Undercover Agent Serves As Witness in Trial of 12

Undercover Agent Serves As Witness in Trial of 12

Published: May 30, 2012 (Issue # 1710)

The prosecution presented its most intriguing witness yet during the trial of the 12 Other Russia activists Tuesday. An undercover agent, who reported to counter-extremism Center E on the activists’ meetings and protests, took the stand at the trial’s latest session.

Identified in court as Mikhail Sazonov, the witness testified from another room, with his answers heard in the courtroom. His voice was electronically distorted to “ensure his safety” in compliance with a motion made by Prosecutor Nadezhda Filimonova during Friday’s hearing.

Vyborgsky District Court Judge Sergei Yakovlev rejected a motion made by defendant Andrei Dmitriyev, chair of The Other Russia’s local branch, to verify whether or not the witness was the real Sazonov and whether he was alone in the room— without a Center E officer with him to prompt him.

The prosecution hopes to prove that the activities of the defendants — meetings, rallies or other forms of protest — were in reality the activities of the banned National Bolshevik Party (NBP). Most of the defendants were members of the party before it was banned for being extremist in 2007.

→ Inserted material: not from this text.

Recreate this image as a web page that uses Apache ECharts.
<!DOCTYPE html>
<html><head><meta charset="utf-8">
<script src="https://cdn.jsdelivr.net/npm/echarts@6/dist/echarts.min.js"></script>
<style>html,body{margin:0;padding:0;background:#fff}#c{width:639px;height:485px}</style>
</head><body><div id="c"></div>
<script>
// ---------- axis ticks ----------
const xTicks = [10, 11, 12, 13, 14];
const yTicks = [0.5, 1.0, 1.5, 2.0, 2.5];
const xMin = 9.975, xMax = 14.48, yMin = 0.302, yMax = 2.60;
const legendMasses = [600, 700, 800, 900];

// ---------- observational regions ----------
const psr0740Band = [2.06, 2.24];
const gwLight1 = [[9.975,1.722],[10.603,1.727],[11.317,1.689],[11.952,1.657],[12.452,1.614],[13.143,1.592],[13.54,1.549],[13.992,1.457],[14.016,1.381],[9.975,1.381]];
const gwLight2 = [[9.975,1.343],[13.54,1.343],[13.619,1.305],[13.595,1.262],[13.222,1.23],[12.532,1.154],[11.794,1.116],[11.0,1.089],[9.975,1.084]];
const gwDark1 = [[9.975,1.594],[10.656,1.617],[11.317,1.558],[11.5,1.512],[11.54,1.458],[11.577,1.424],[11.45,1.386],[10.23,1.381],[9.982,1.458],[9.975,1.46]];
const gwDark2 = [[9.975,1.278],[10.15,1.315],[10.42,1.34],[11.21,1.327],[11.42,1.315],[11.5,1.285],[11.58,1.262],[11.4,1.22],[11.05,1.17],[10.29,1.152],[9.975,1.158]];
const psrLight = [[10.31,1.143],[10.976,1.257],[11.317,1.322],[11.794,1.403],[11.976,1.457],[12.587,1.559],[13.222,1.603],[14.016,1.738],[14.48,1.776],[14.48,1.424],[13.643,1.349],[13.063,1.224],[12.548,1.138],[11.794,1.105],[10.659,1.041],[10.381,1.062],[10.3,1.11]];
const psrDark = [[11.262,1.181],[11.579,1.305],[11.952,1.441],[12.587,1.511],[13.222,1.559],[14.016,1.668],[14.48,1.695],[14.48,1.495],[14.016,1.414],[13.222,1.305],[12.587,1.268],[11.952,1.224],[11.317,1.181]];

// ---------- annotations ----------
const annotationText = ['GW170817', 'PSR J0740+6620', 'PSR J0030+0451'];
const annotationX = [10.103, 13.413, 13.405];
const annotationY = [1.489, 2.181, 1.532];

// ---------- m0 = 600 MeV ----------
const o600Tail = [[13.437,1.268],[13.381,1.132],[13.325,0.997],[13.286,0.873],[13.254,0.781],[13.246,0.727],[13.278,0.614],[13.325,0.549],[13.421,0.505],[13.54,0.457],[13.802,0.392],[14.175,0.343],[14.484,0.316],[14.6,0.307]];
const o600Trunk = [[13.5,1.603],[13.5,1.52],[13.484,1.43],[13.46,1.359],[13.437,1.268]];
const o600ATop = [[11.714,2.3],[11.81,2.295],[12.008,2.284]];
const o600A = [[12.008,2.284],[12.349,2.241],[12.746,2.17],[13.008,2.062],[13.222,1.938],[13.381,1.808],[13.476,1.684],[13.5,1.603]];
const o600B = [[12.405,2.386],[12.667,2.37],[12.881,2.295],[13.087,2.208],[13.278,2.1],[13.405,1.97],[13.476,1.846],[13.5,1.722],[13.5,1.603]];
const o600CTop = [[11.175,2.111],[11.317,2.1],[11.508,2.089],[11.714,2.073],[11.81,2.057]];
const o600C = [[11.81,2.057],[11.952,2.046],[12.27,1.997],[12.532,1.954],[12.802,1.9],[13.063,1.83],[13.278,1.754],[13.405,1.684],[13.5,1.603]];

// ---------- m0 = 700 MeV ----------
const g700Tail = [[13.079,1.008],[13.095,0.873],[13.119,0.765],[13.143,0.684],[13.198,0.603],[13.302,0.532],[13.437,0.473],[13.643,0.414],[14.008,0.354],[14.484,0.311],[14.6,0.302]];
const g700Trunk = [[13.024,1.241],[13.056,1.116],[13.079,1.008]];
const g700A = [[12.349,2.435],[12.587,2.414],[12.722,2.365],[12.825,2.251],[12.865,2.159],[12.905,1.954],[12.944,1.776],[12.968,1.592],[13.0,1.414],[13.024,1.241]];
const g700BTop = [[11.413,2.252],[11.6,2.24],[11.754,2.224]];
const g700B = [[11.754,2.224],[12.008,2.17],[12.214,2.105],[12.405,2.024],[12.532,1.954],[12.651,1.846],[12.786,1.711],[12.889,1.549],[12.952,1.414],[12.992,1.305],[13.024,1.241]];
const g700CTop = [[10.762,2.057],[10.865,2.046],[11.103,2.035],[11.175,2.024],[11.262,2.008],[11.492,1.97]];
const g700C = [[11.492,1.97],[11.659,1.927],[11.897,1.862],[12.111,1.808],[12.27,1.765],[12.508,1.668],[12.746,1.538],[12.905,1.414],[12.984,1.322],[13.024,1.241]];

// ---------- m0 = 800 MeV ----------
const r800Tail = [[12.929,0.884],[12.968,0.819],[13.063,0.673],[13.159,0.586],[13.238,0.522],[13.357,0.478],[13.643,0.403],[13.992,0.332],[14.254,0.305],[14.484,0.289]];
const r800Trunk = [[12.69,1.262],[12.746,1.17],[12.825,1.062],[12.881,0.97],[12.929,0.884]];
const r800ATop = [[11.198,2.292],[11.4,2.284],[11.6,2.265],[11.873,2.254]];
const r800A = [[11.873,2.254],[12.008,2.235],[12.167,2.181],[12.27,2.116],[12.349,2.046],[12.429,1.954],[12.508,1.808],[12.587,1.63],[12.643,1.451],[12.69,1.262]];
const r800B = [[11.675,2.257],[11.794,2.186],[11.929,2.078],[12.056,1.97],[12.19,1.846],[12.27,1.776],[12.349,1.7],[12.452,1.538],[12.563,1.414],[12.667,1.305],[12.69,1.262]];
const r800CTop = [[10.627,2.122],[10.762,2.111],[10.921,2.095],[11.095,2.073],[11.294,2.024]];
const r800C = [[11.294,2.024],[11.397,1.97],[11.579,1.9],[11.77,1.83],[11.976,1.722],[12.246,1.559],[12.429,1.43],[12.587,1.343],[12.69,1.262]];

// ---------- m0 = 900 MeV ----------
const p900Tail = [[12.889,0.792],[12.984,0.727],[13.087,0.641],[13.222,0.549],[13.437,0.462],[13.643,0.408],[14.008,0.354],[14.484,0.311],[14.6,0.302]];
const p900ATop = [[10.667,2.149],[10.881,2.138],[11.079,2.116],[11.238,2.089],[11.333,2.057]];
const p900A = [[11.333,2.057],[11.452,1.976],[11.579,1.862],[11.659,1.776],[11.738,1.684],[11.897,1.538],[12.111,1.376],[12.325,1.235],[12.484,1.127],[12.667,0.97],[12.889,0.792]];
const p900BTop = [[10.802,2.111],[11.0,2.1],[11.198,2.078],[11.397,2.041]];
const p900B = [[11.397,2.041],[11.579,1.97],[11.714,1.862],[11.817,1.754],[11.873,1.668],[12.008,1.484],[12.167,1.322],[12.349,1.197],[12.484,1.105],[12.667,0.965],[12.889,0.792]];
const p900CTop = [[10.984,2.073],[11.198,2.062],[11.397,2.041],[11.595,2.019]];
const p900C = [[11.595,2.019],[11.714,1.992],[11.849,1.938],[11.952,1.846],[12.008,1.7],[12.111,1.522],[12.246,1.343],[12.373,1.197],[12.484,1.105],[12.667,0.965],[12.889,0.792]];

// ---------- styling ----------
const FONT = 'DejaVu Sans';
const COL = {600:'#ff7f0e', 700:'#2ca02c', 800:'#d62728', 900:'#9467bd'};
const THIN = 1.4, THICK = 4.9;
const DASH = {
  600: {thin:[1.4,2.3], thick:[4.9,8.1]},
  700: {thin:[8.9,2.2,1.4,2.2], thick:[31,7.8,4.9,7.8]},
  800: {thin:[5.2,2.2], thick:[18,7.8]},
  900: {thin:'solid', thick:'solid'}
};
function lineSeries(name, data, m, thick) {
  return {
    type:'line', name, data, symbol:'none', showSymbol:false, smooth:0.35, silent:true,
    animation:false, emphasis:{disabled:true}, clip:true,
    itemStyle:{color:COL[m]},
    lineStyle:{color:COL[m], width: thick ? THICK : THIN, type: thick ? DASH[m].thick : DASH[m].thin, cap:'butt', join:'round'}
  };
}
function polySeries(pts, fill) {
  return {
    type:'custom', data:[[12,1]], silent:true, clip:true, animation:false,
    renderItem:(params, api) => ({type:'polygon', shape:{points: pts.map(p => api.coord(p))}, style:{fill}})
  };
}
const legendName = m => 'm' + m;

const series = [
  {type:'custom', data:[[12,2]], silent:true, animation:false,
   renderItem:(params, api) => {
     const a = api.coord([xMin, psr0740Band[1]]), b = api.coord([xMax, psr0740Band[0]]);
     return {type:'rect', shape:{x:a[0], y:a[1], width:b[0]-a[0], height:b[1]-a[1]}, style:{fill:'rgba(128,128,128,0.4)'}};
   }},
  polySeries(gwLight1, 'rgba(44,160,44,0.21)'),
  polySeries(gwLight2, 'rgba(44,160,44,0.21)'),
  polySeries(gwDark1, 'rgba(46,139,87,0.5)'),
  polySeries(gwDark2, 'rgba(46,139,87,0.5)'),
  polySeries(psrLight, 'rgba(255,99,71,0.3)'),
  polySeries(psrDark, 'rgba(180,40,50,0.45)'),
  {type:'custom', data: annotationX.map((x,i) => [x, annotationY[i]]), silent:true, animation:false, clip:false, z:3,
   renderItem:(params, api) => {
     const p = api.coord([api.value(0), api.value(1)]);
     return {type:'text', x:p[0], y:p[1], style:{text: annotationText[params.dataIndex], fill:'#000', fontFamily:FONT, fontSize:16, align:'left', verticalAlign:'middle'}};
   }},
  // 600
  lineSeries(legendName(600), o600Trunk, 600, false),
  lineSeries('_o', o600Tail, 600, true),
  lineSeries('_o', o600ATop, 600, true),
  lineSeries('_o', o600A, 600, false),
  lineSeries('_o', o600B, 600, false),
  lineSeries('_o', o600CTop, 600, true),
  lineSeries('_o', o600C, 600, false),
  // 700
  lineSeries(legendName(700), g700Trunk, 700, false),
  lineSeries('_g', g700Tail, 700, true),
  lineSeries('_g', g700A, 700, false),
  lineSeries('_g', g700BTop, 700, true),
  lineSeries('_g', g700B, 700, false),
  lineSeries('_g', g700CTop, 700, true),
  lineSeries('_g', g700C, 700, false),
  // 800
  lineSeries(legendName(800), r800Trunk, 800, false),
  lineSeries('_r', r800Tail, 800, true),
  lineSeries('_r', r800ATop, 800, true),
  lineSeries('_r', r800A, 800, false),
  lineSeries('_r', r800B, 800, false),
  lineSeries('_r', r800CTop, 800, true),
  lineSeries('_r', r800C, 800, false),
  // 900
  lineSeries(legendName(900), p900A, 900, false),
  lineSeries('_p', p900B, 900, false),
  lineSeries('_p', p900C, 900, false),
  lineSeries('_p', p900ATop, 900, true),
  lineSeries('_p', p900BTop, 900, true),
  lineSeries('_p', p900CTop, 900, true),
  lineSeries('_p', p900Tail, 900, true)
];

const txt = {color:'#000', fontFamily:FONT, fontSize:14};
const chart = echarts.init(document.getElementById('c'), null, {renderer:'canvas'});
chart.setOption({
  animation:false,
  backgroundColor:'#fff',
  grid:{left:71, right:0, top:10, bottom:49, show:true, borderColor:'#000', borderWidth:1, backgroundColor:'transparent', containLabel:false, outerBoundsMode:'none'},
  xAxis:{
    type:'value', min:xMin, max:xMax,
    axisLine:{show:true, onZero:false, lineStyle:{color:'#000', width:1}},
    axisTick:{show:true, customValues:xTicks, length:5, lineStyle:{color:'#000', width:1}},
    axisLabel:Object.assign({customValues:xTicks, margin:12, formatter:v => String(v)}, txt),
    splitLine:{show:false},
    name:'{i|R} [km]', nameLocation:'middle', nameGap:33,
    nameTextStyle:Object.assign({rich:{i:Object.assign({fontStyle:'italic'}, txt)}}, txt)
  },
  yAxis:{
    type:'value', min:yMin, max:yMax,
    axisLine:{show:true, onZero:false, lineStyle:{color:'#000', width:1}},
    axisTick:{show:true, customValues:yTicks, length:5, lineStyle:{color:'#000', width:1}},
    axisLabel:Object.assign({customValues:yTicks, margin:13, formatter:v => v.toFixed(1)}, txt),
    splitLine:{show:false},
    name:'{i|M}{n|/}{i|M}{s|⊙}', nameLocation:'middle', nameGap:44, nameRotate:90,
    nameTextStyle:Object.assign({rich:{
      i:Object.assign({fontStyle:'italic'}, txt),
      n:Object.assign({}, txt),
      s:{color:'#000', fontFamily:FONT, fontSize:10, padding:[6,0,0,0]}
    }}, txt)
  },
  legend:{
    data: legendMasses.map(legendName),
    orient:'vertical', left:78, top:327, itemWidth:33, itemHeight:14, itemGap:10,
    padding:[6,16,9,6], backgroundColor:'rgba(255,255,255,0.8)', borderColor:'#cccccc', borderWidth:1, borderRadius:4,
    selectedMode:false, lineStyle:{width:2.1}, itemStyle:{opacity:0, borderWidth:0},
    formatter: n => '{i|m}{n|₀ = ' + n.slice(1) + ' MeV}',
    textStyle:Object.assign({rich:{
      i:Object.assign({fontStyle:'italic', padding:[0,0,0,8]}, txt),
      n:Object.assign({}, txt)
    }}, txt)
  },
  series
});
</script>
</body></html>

Sazonov claimed that he filled in a membership form on the Nazbol.ru website in March 2009 because “he was interested in knowing what the opposition was like.” After two meetings he said he went to Center E, whose address he found using the Yandex search engine, and was invited to cooperate with Center E by Officer Dmitry Gryaznov.

On Tuesday, Sazonov said he went to Center E because he realized that the NBP organization was banned. According to him, he went to one rally — Strategy 31, a rally in defense of the constitutional right of assembly, in late 2009 (he said he didn’t remember what month it was) and saw banned NBP flags there.

However, Strategy 31 was launched in St. Petersburg on Jan. 31, 2010 by several opposition groups as a non-partisan campaign that insists it does not use party flags.

According to the indictment, Sazonov identified all of the 12 defendants in the 60 photographs shown to him during the investigation, but on Tuesday he managed to identify only four when the photographs were shown to him in his separate room.

The defense believe Sazonov — who introduced himself to the activists as “Ruben,” according to Dmitriyev — was an undercover police operative from the very start, planted by Center E to report on the activists. He also recommended an apartment that had been equipped with surveillance cameras and microphones to the group for their meetings.

According to Center E documentation featured among the criminal case materials, the officers deliberately planted an undercover agent identified as “Citizen R” in the group with the aim of bringing the activists together in one place to get them to “reveal their illegal activities.” But despite similarities between him and the planted police agent, Sazonov denied he was “Citizen R.”

Sazonov also claimed he was not paid for his service as an undercover agent, which lasted for about 18 months, and used his own money rather than Center E’s to pay his membership fees.

Judge Yakovlev upheld Sazonov’s refusal to answer when asked whether he had worked with the police in the past or if he was currently working with any law enforcement agency, on the grounds that it was “personal information” that could compromise Sazonov’s safety.

During Friday’s session, Lyudmila Pedorych, a neighbor of defendant Boikov, was required by the court to speak. During the investigation, Pedorych said that her and Boikov’s former neighbor, identified only as Ira, described Boikov as a [supporter of former NBP leader Eduard Limonov] “Limonovist.”

Speaking in court, Pedorych, who works as a cashier, said that the conversation took place in 2005 when she moved into a communal apartment on Gorokhovaya Ulitsa, where both she and Boikov live, and where Ira told her about the other neighbors.

Pedorych said she signed a document saying a search of Boikov’s room had been conducted without reading it, and then expressed doubts whether it was her signature on the paper. She said she never saw any of the buttons or leaflets allegedly found in Boikov’s room.

During the past two sessions, Judge Yakovlev repeatedly granted Prosecutor Filimonova’s motions and denied those of the defense.

The evidence in the criminal case filed by counter-extremism Center E includes items such as Strategy 31 buttons (the number “31” on a white background), an anti-fascist film festival poster and Limonov’s early novels, first published when he lived in New York and Paris in the early 1980s.

During the first four sessions, many prosecution witnesses failed to confirm the accusations they had allegedly made during the investigation.

Dmitriyev, who faces from two to four years in prison for being an “organizer,” said that there was little hope that the discrepancies in the prosecution’s case would lead to acquittal.

“It looks like the trial is moving to a conviction; let’s hope it will be a suspended sentence,” he said Tuesday.

“The whole case is a large-scale police provocation and should fall apart. The judge is trying to make the trial look objective, but it is clearly biased toward the prosecution, with the defense’s motions being denied,” said Dmitriyev.

“The lawyers say it could be won if it were not politically motivated, but as it is, there’s not much to be done about it. I’d like to be wrong about that, but so far I am not very optimistic based on how the judge has been acting and how the trial has been progressing.”

The next session will take place on June 1.